══ DATA EXCERPT ══

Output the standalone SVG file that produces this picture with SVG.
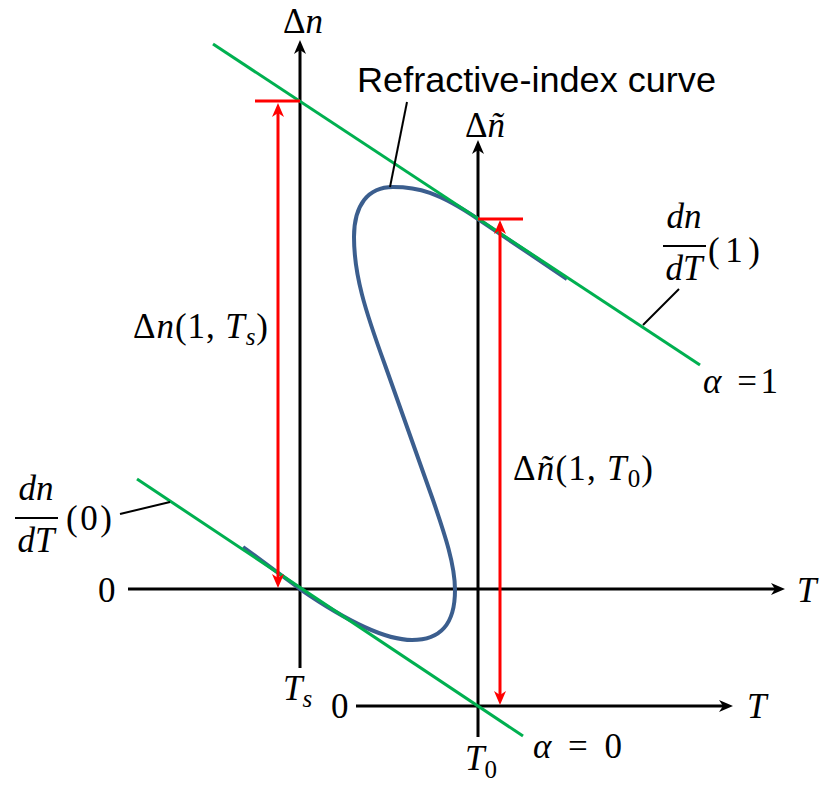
<svg xmlns="http://www.w3.org/2000/svg" width="820" height="791" viewBox="0 0 820 791">
<style>
.ax{stroke:#000;stroke-width:3;fill:none}
.gr{stroke:#00B050;stroke-width:3;fill:none}
.rd{stroke:#FF0000;stroke-width:3;fill:none}
.cv{stroke:#3B5E8E;stroke-width:4;fill:none;stroke-linejoin:round}
.ld{stroke:#000;stroke-width:2;fill:none}
.m{font-family:"Liberation Serif","DejaVu Serif",serif;font-size:35px;fill:#000}
.i{font-style:italic}
.s{font-family:"Liberation Sans",Arial,sans-serif;font-size:35px;fill:#000}
</style>
<defs>
<marker id="ab" viewBox="0 0 14 12" markerWidth="14" markerHeight="12" refX="6" refY="6" orient="auto" markerUnits="userSpaceOnUse"><path d="M0,0 L14,6 L0,12 L4,6 z" fill="#000"/></marker>
<marker id="ar" viewBox="0 0 14 12" markerWidth="14" markerHeight="12" refX="6" refY="6" orient="auto-start-reverse" markerUnits="userSpaceOnUse"><path d="M0,0 L14,6 L0,12 L4,6 z" fill="#FF0000"/></marker>
</defs>
<rect width="820" height="791" fill="#fff"/>

<g id="axis-dn">
<line class="ax" x1="300" y1="668" x2="300" y2="48" marker-end="url(#ab)"/>
<text class="m" x="283" y="33" font-size="31">Δ<tspan class="i">n</tspan></text>
</g>
<g id="axis-T-main">
<line class="ax" x1="128" y1="589" x2="777" y2="589" marker-end="url(#ab)"/>
<text class="m" x="98" y="602">0</text>
<text class="m i" x="797" y="602">T</text>
<text class="m i" x="283" y="700">T<tspan font-size="25" dy="7">s</tspan></text>
</g>
<g id="axis-dn-tilde">
<line class="ax" x1="478" y1="737" x2="478" y2="148" marker-end="url(#ab)"/>
<text class="m" x="465" y="137" font-size="31">Δ<tspan class="i">ñ</tspan></text>
</g>
<g id="axis-T-second">
<line class="ax" x1="356" y1="706" x2="725" y2="706" marker-end="url(#ab)"/>
<text class="m" x="331" y="718">0</text>
<text class="m i" x="747" y="718">T</text>
<text class="m i" x="465" y="770">T<tspan font-size="25" dy="8" font-style="normal">0</tspan></text>
</g>

<g id="refractive-index-curve">
<path class="cv" d="M567,279 L478,219 C438,192 418,187 393,187 C368,187 354,205 354,237 C354,275 365,310 385,365 L433,500 C445,535 455,565 455,590 C455,625 440,640 412,640 C385,640 345,620 300,589 L243,547"/>
<text class="s" x="357" y="92" textLength="359" lengthAdjust="spacingAndGlyphs">Refractive-index curve</text>
</g>

<g id="tangent-alpha1">
<line class="gr" x1="213" y1="44" x2="700" y2="365"/>
<text class="m" x="703" y="393" textLength="75"><tspan class="i">α</tspan> =1</text>
</g>
<g id="tangent-alpha0">
<line class="gr" x1="137" y1="479" x2="523" y2="736"/>
<text class="m" x="533" y="758" textLength="89"><tspan class="i">α</tspan> = 0</text>
</g>

<g id="label-dndT1">
<text class="m i" x="684" y="228" text-anchor="middle">dn</text>
<line x1="663" y1="246" x2="706" y2="246" stroke="#000" stroke-width="2"/>
<text class="m i" x="684" y="280" text-anchor="middle">dT</text>
<text class="m" x="708" y="262" textLength="52">(1)</text>
</g>
<g id="label-dndT0">
<text class="m i" x="36" y="500" text-anchor="middle">dn</text>
<line x1="15" y1="518" x2="58" y2="518" stroke="#000" stroke-width="2"/>
<text class="m i" x="36" y="552" text-anchor="middle">dT</text>
<text class="m" x="66" y="530" textLength="46">(0)</text>
</g>
<g id="label-dn1Ts">
<text class="m" x="133" y="338" textLength="135">Δ<tspan class="i">n</tspan>(1, <tspan class="i">T</tspan><tspan class="i" font-size="25" dy="7">s</tspan><tspan dy="-7">)</tspan></text>
</g>
<g id="label-dn1T0">
<text class="m" x="513" y="480" textLength="140">Δ<tspan class="i">ñ</tspan>(1, <tspan class="i">T</tspan><tspan font-size="25" dy="7">0</tspan><tspan dy="-7">)</tspan></text>
</g>

<g id="connectors">
<line class="rd" x1="255" y1="101" x2="300" y2="101"/>
<line class="rd" x1="478" y1="219" x2="523" y2="219"/>
<line class="rd" x1="278" y1="111" x2="278" y2="580" marker-start="url(#ar)" marker-end="url(#ar)"/>
<line class="rd" x1="500" y1="228" x2="500" y2="697" marker-start="url(#ar)" marker-end="url(#ar)"/>
<line class="ld" x1="407" y1="102" x2="390" y2="187"/>
<line class="ld" x1="679" y1="289" x2="643" y2="325"/>
<line class="ld" x1="120" y1="514" x2="170" y2="502"/>
</g>
</svg>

═══

### WHAT TO DO:
Transcribe the listing in full and omit the pictures.

### WRITTEN RESPONSE:
Output the standalone SVG file that produces this picture with SVG.
<svg xmlns="http://www.w3.org/2000/svg" width="820" height="791" viewBox="0 0 820 791">
<style>
.ax{stroke:#000;stroke-width:3;fill:none}
.gr{stroke:#00B050;stroke-width:3;fill:none}
.rd{stroke:#FF0000;stroke-width:3;fill:none}
.cv{stroke:#3B5E8E;stroke-width:4;fill:none;stroke-linejoin:round}
.ld{stroke:#000;stroke-width:2;fill:none}
.m{font-family:"Liberation Serif","DejaVu Serif",serif;font-size:35px;fill:#000}
.i{font-style:italic}
.s{font-family:"Liberation Sans",Arial,sans-serif;font-size:35px;fill:#000}
</style>
<defs>
<marker id="ab" viewBox="0 0 14 12" markerWidth="14" markerHeight="12" refX="6" refY="6" orient="auto" markerUnits="userSpaceOnUse"><path d="M0,0 L14,6 L0,12 L4,6 z" fill="#000"/></marker>
<marker id="ar" viewBox="0 0 14 12" markerWidth="14" markerHeight="12" refX="6" refY="6" orient="auto-start-reverse" markerUnits="userSpaceOnUse"><path d="M0,0 L14,6 L0,12 L4,6 z" fill="#FF0000"/></marker>
</defs>
<rect width="820" height="791" fill="#fff"/>

<g id="axis-dn">
<line class="ax" x1="300" y1="668" x2="300" y2="48" marker-end="url(#ab)"/>
<text class="m" x="283" y="33" font-size="31">Δ<tspan class="i">n</tspan></text>
</g>
<g id="axis-T-main">
<line class="ax" x1="128" y1="589" x2="777" y2="589" marker-end="url(#ab)"/>
<text class="m" x="98" y="602">0</text>
<text class="m i" x="797" y="602">T</text>
<text class="m i" x="283" y="700">T<tspan font-size="25" dy="7">s</tspan></text>
</g>
<g id="axis-dn-tilde">
<line class="ax" x1="478" y1="737" x2="478" y2="148" marker-end="url(#ab)"/>
<text class="m" x="465" y="137" font-size="31">Δ<tspan class="i">ñ</tspan></text>
</g>
<g id="axis-T-second">
<line class="ax" x1="356" y1="706" x2="725" y2="706" marker-end="url(#ab)"/>
<text class="m" x="331" y="718">0</text>
<text class="m i" x="747" y="718">T</text>
<text class="m i" x="465" y="770">T<tspan font-size="25" dy="8" font-style="normal">0</tspan></text>
</g>

<g id="refractive-index-curve">
<path class="cv" d="M567,279 L478,219 C438,192 418,187 393,187 C368,187 354,205 354,237 C354,275 365,310 385,365 L433,500 C445,535 455,565 455,590 C455,625 440,640 412,640 C385,640 345,620 300,589 L243,547"/>
<text class="s" x="357" y="92" textLength="359" lengthAdjust="spacingAndGlyphs">Refractive-index curve</text>
</g>

<g id="tangent-alpha1">
<line class="gr" x1="213" y1="44" x2="700" y2="365"/>
<text class="m" x="703" y="393" textLength="75"><tspan class="i">α</tspan> =1</text>
</g>
<g id="tangent-alpha0">
<line class="gr" x1="137" y1="479" x2="523" y2="736"/>
<text class="m" x="533" y="758" textLength="89"><tspan class="i">α</tspan> = 0</text>
</g>

<g id="label-dndT1">
<text class="m i" x="684" y="228" text-anchor="middle">dn</text>
<line x1="663" y1="246" x2="706" y2="246" stroke="#000" stroke-width="2"/>
<text class="m i" x="684" y="280" text-anchor="middle">dT</text>
<text class="m" x="708" y="262" textLength="52">(1)</text>
</g>
<g id="label-dndT0">
<text class="m i" x="36" y="500" text-anchor="middle">dn</text>
<line x1="15" y1="518" x2="58" y2="518" stroke="#000" stroke-width="2"/>
<text class="m i" x="36" y="552" text-anchor="middle">dT</text>
<text class="m" x="66" y="530" textLength="46">(0)</text>
</g>
<g id="label-dn1Ts">
<text class="m" x="133" y="338" textLength="135">Δ<tspan class="i">n</tspan>(1, <tspan class="i">T</tspan><tspan class="i" font-size="25" dy="7">s</tspan><tspan dy="-7">)</tspan></text>
</g>
<g id="label-dn1T0">
<text class="m" x="513" y="480" textLength="140">Δ<tspan class="i">ñ</tspan>(1, <tspan class="i">T</tspan><tspan font-size="25" dy="7">0</tspan><tspan dy="-7">)</tspan></text>
</g>

<g id="connectors">
<line class="rd" x1="255" y1="101" x2="300" y2="101"/>
<line class="rd" x1="478" y1="219" x2="523" y2="219"/>
<line class="rd" x1="278" y1="111" x2="278" y2="580" marker-start="url(#ar)" marker-end="url(#ar)"/>
<line class="rd" x1="500" y1="228" x2="500" y2="697" marker-start="url(#ar)" marker-end="url(#ar)"/>
<line class="ld" x1="407" y1="102" x2="390" y2="187"/>
<line class="ld" x1="679" y1="289" x2="643" y2="325"/>
<line class="ld" x1="120" y1="514" x2="170" y2="502"/>
</g>
</svg>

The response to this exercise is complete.